How to Calculate Period of Circular Motion

📚 Understanding the Period of Circular Motion

The period of circular motion is a fundamental concept in physics that describes the time it takes for an object to complete one full revolution around a circular path. Understanding this concept is crucial for analyzing various real-world phenomena, from satellites orbiting Earth to the motion of a Ferris wheel.

📜 History and Background

The study of circular motion dates back to ancient times, with early astronomers observing the movements of celestial bodies. Over centuries, physicists like Isaac Newton developed the laws of motion that govern circular motion, providing a mathematical framework for understanding and predicting these phenomena. The concept of the period is a direct consequence of these laws, quantifying the time aspect of rotational movements.

🔑 Key Principles

• 📏Definition: The period ($T$) is the time required for one complete revolution or cycle.
• 🧮Formula: The period can be calculated using the formula: $T = \frac{2\pi r}{v}$, where $r$ is the radius of the circular path and $v$ is the object's speed.
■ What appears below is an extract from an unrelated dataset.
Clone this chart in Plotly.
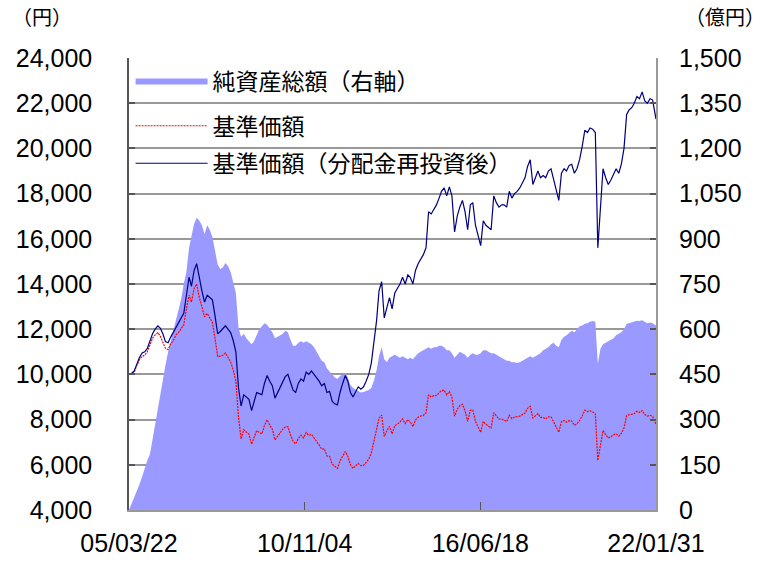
import plotly.graph_objects as go

dates = [
    "2005-03-22", "2005-04-22", "2005-05-22", "2005-06-22", "2005-07-22", "2005-08-22", "2005-09-22", "2005-10-22", "2005-11-22", "2005-12-22",
    "2006-01-22", "2006-02-22", "2006-03-22", "2006-04-22", "2006-05-22", "2006-06-22", "2006-07-22", "2006-08-22", "2006-09-22", "2006-10-22", "2006-11-22", "2006-12-22",
    "2007-01-22", "2007-02-22", "2007-03-22", "2007-04-22", "2007-05-22", "2007-06-22", "2007-07-22", "2007-08-22", "2007-09-22", "2007-10-22", "2007-11-22", "2007-12-22",
    "2008-01-22", "2008-02-22", "2008-03-22", "2008-04-22", "2008-05-22", "2008-06-22", "2008-07-22", "2008-08-22", "2008-09-22", "2008-10-22", "2008-11-22", "2008-12-22",
    "2009-01-22", "2009-02-22", "2009-03-22", "2009-04-22", "2009-05-22", "2009-06-22", "2009-07-22", "2009-08-22", "2009-09-22", "2009-10-22", "2009-11-22", "2009-12-22",
    "2010-01-22", "2010-02-22", "2010-03-22", "2010-04-22", "2010-05-22", "2010-06-22", "2010-07-22", "2010-08-22", "2010-09-22", "2010-10-22", "2010-11-22", "2010-12-22",
    "2011-01-22", "2011-02-22", "2011-03-22", "2011-04-22", "2011-05-22", "2011-06-22", "2011-07-22", "2011-08-22", "2011-09-22", "2011-10-22", "2011-11-22", "2011-12-22",
    "2012-01-22", "2012-02-22", "2012-03-22", "2012-04-22", "2012-05-22", "2012-06-22", "2012-07-22", "2012-08-22", "2012-09-22", "2012-10-22", "2012-11-22", "2012-12-22",
    "2013-01-22", "2013-02-22", "2013-03-22", "2013-04-22", "2013-05-22", "2013-06-22", "2013-07-22", "2013-08-22", "2013-09-22", "2013-10-22", "2013-11-22", "2013-12-22",
    "2014-01-22", "2014-02-22", "2014-03-22", "2014-04-22", "2014-05-22", "2014-06-22", "2014-07-22", "2014-08-22", "2014-09-22", "2014-10-22", "2014-11-22", "2014-12-22",
    "2015-01-22", "2015-02-22", "2015-03-22", "2015-04-22", "2015-05-22", "2015-06-22", "2015-07-22", "2015-08-22", "2015-09-22", "2015-10-22", "2015-11-22", "2015-12-22",
    "2016-01-22", "2016-02-22", "2016-03-22", "2016-04-22", "2016-05-22", "2016-06-22", "2016-07-22", "2016-08-22", "2016-09-22", "2016-10-22", "2016-11-22", "2016-12-22",
    "2017-01-22", "2017-02-22", "2017-03-22", "2017-04-22", "2017-05-22", "2017-06-22", "2017-07-22", "2017-08-22", "2017-09-22", "2017-10-22", "2017-11-22", "2017-12-22",
    "2018-01-22", "2018-02-22", "2018-03-22", "2018-04-22", "2018-05-22", "2018-06-22", "2018-07-22", "2018-08-22", "2018-09-22", "2018-10-22", "2018-11-22", "2018-12-22",
    "2019-01-22", "2019-02-22", "2019-03-22", "2019-04-22", "2019-05-22", "2019-06-22", "2019-07-22", "2019-08-22", "2019-09-22", "2019-10-22", "2019-11-22", "2019-12-22",
    "2020-01-22", "2020-02-22", "2020-03-22", "2020-04-22", "2020-05-22", "2020-06-22", "2020-07-22", "2020-08-22", "2020-09-22", "2020-10-22", "2020-11-22", "2020-12-22",
    "2021-01-22", "2021-02-22", "2021-03-22", "2021-04-22", "2021-05-22", "2021-06-22", "2021-07-22", "2021-08-22", "2021-09-22", "2021-10-22", "2021-11-22", "2021-12-22",
    "2022-01-31",
]

# 基準価額（分配金再投資後） 円
nav_reinvested = [
    10000, 10050, 10150, 10500, 10750, 10950, 11000, 11150, 11500, 11800,
    12000, 12150, 12050, 11800, 11450, 11400, 11650, 11850, 12100, 12300, 12500, 12700,
    13500, 14300, 13900, 14600, 14900, 14200, 13700, 13200, 13500, 13400, 13300, 12600,
    11800, 11900, 12000, 12150, 12000, 11850, 11500, 11000, 9400, 8600, 9100, 9000,
    8900, 8400, 8800, 9200, 9150, 9100, 9600, 9950, 9700, 9500, 8950, 9200,
    9400, 9700, 9900, 10000, 9600, 9300, 9200, 9600, 9800, 9700, 10100, 10000,
    10150, 10000, 9900, 9700, 9500, 9600, 9200, 9250, 8800, 8700, 8650, 9200,
    9600, 9950, 9700, 9200, 9000, 9250, 9450, 9350, 9450, 9700, 10000, 10500,
    11500, 12400, 13700, 14100, 12500, 13000, 13400, 12900, 13600, 13800, 14000, 14300,
    14000, 14400, 14300, 14000, 14600, 14900, 15100, 15300, 15600, 17200, 17100, 17300,
    17500, 17800, 18100, 18250, 17900, 18300, 17900, 16300, 17000, 17400, 17700, 17200,
    16400, 17500, 17600, 16600, 16200, 15700, 16800, 16600, 16500, 16400, 17900, 17600,
    17400, 17500, 17500, 17400, 18100, 17800, 18000, 18100, 18250, 18500, 18700, 19200,
    19500, 18400, 18700, 19000, 18700, 18800, 18700, 19000, 19100, 18600, 18200, 17700,
    18900, 19100, 19000, 19250, 19300, 18900, 19100, 19500, 20100, 20800, 20700, 20900,
    20850, 20700, 15600, 17600, 19100, 18700, 18400, 18600, 18900, 19100, 18900, 19300,
    20000, 21500, 21700, 21800, 22000, 22300, 22200, 22500, 22100, 22000, 22200, 22150,
    21300,
]

# 基準価額 円
nav = [
    10000, 10050, 10100, 10400, 10650, 10800, 10850, 11000, 11300, 11600,
    11750, 11850, 11700, 11450, 11150, 11100, 11350, 11500, 11750, 11850, 12050, 12200,
    12900, 13500, 13200, 13800, 14000, 13400, 13000, 12550, 12700, 12500, 12300, 11600,
    10800, 10800, 10850, 10950, 10750, 10550, 10200, 9700, 8100, 7150, 7550, 7450,
    7350, 6910, 7210, 7510, 7440, 7370, 7740, 7990, 7760, 7570, 7100, 7270,
    7400, 7580, 7670, 7690, 7330, 7050, 6920, 7160, 7310, 7190, 7430, 7300,
    7350, 7190, 7070, 6880, 6690, 6710, 6390, 6380, 6030, 5920, 5840, 6170,
    6400, 6590, 6380, 6010, 5840, 5970, 6060, 5960, 5980, 6100, 6250, 6520,
    7100, 7520, 8060, 8200, 7250, 7510, 7700, 7370, 7730, 7800, 7890, 8030,
    7820, 8000, 7900, 7690, 7980, 8100, 8160, 8180, 8300, 9100, 9000, 9060,
    9070, 9180, 9280, 9310, 9090, 9240, 8990, 8150, 8460, 8610, 8680, 8390,
    7920, 8410, 8420, 7920, 7710, 7440, 7920, 7790, 7710, 7630, 8310, 8150,
    8020, 8030, 7990, 7910, 8190, 8040, 8110, 8120, 8150, 8220, 8290, 8500,
    8590, 8070, 8170, 8260, 8100, 8100, 8030, 8120, 8130, 7880, 7680, 7440,
    7910, 7960, 7880, 7950, 7940, 7750, 7810, 7960, 8170, 8420, 8350, 8390,
    8340, 8250, 6190, 6960, 7520, 7330, 7190, 7240, 7330, 7370, 7270, 7390,
    7630, 8170, 8220, 8230, 8270, 8370, 8310, 8400, 8220, 8150, 8190, 8140,
    7800,
]

# 純資産総額 億円
net_assets = [
    0, 20, 45, 65, 85, 110, 140, 165, 185, 235,
    290, 340, 385, 430, 480, 525, 560, 595, 630, 665, 700, 750,
    790, 870, 910, 950, 970, 960, 945, 915, 945, 930, 905, 860,
    815, 800, 805, 820, 810, 790, 760, 720, 605, 575, 585, 570,
    560, 550, 560, 580, 600, 610, 620, 615, 600, 590, 570, 575,
    580, 585, 595, 590, 565, 545, 545, 555, 560, 555, 560, 555,
    550, 540, 525, 510, 495, 490, 470, 460, 450, 440, 435, 445,
    450, 455, 440, 415, 405, 400, 395, 390, 392, 395, 398, 405,
    430, 465, 510, 540, 500, 490, 505, 510, 515, 510, 505, 510,
    505, 500, 505, 500, 510, 520, 525, 530, 535, 540, 535, 540,
    540, 545, 545, 540, 530, 530, 520, 505, 515, 525, 520, 515,
    505, 515, 520, 515, 515, 520, 530, 530, 525, 520, 520, 515,
    510, 505, 500, 495, 495, 490, 490, 488, 490, 495, 500, 505,
    510, 505, 510, 515, 520, 530, 535, 540, 550, 555, 545, 540,
    565, 575, 580, 588, 595, 590, 600, 610, 612, 618, 620, 625,
    627, 625, 485, 535, 550, 555, 560, 565, 570, 580, 585, 590,
    600, 618, 620, 622, 625, 628, 627, 630, 625, 620, 622, 620,
    612,
]

x_tickvals = ["2005-03-22", "2010-11-04", "2016-06-18", "2022-01-31"]
x_ticktext = ["05/03/22", "10/11/04", "16/06/18", "22/01/31"]
left_ticks = list(range(4000, 24001, 2000))
right_ticks = list(range(0, 1501, 150))

names = ["純資産総額（右軸）", "基準価額", "基準価額（分配金再投資後）"]

tick_font = dict(family="Liberation Sans, Arial, sans-serif", size=25, color="#000000")
jp_font = "Noto Sans CJK JP"
legend_font = dict(family=jp_font, size=23, color="#000000")

fig = go.Figure()
fig.add_trace(go.Scatter(
    x=dates, y=net_assets, name=names[0], yaxis="y", mode="lines",
    fill="tozeroy", fillcolor="#9999FF", line=dict(color="#9999FF", width=0),
    legend="legend",
))
fig.add_trace(go.Scatter(
    x=dates, y=nav, name=names[1], yaxis="y2", mode="lines",
    line=dict(color="#FF0000", width=1.2, dash="2px,1px"), legend="legend2",
))
fig.add_trace(go.Scatter(
    x=dates, y=nav_reinvested, name=names[2], yaxis="y2", mode="lines",
    line=dict(color="#000080", width=1.2), legend="legend3",
))

legend_common = dict(
    x=0.003, xanchor="left", yanchor="middle",
    bgcolor="rgba(0,0,0,0)", borderwidth=0,
    font=legend_font, itemwidth=72,
)

fig.update_layout(
    width=778, height=569,
    margin=dict(l=129, r=122, t=58, b=50),
    paper_bgcolor="white", plot_bgcolor="white",
    font=dict(family=jp_font, color="#000000"),
    xaxis=dict(
        type="date", range=["2005-03-22", "2022-01-31"],
        tickmode="array", tickvals=x_tickvals, ticktext=x_ticktext,
        ticks="inside", ticklen=8, tickwidth=1, tickcolor="#555555",
        showline=True, linecolor="#999999", linewidth=2,
        showgrid=False, zeroline=False, tickfont=tick_font,
        ticklabelstandoff=10,
    ),
    yaxis=dict(
        side="right", range=[0, 1500], tickmode="array", tickvals=right_ticks,
        tickformat=",", showgrid=True, gridcolor="#999999", gridwidth=1.5,
        ticks="inside", ticklen=6, tickwidth=1.5, tickcolor="#555555",
        showline=True, linecolor="#999999", linewidth=2,
        zeroline=False, tickfont=tick_font, ticklabelstandoff=16,
    ),
    yaxis2=dict(
        side="left", overlaying="y", range=[4000, 24000], tickmode="array",
        tickvals=left_ticks, tickformat=",", showgrid=False,
        ticks="inside", ticklen=6, tickwidth=1.5, tickcolor="#555555",
        showline=True, linecolor="#555555", linewidth=1.5,
        zeroline=False, tickfont=tick_font, ticklabelstandoff=30,
    ),
    legend=dict(y=0.950, **legend_common),
    legend2=dict(y=0.850, **legend_common),
    legend3=dict(y=0.767, **legend_common),
    showlegend=True,
    annotations=[
        dict(text="（円）", xref="paper", yref="paper", x=-0.165, y=1.091,
             xanchor="center", yanchor="middle", showarrow=False,
             font=dict(family=jp_font, size=20, color="#000000")),
        dict(text="（億円）", xref="paper", yref="paper", x=1.13, y=1.091,
             xanchor="center", yanchor="middle", showarrow=False,
             font=dict(family=jp_font, size=20, color="#000000")),
    ],
)

fig.write_html(
    "out.html",
    config={"displayModeBar": False},
    post_script="document.body.style.margin='0';document.body.style.overflow='hidden';",
)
Alternatively, if you know the frequency ($f$), you can use: $T = \frac{1}{f}$.
• 🔄Relationship with Frequency: Frequency ($f$) is the number of revolutions per unit time. The period and frequency are inversely related.
• 📐Constant Speed: For uniform circular motion, the speed of the object remains constant, but its velocity changes due to the continuous change in direction.
• 💪Centripetal Force: An object in circular motion experiences a centripetal force that keeps it moving along the circular path. This force is always directed towards the center of the circle.

⚙️ Real-world Examples

• 🌎 Earth's Orbit: The Earth takes approximately 365.25 days to complete one orbit around the Sun. This is the Earth's orbital period.
• 🎡 Ferris Wheel: A Ferris wheel might take 20 seconds to complete one revolution. This is the period of the Ferris wheel's motion.
• 💿 CD Player: A CD player spins a CD at varying speeds. The period of rotation changes depending on the track being played.
• 🛰️ Satellite Orbit: A satellite orbiting Earth at a certain altitude has a specific orbital period. Geostationary satellites have a period of 24 hours.
• 🎠 Carousel: A carousel rotates at a certain speed, and the time it takes for one complete rotation is its period.

📝 Practice Quiz

Test your understanding with these practice questions:

1. A wheel with a radius of 0.5 meters is rotating at a constant speed. If a point on the edge of the wheel has a speed of 2 m/s, what is the period of rotation?
2. A satellite orbits the Earth at a speed of 7000 m/s. If its orbital radius is 7000 km, what is its period?
3. A car is moving around a circular track with a radius of 50 meters. If it takes 10 seconds to complete one lap, what is its speed?
4. A small toy airplane is attached to a string and swung in a circle with a radius of 1.5 meters. If the period of the motion is 2 seconds, what is the speed of the airplane?
5. An object is moving in a circle with a radius of 3 meters and a period of 6 seconds. What is its speed?

✅ Conclusion

The period of circular motion is a vital concept for understanding rotational motion in physics. By understanding the relationship between period, speed, and radius, you can analyze and predict the behavior of objects moving in circular paths. From everyday examples like Ferris wheels to complex systems like satellite orbits, the principles of circular motion are all around us.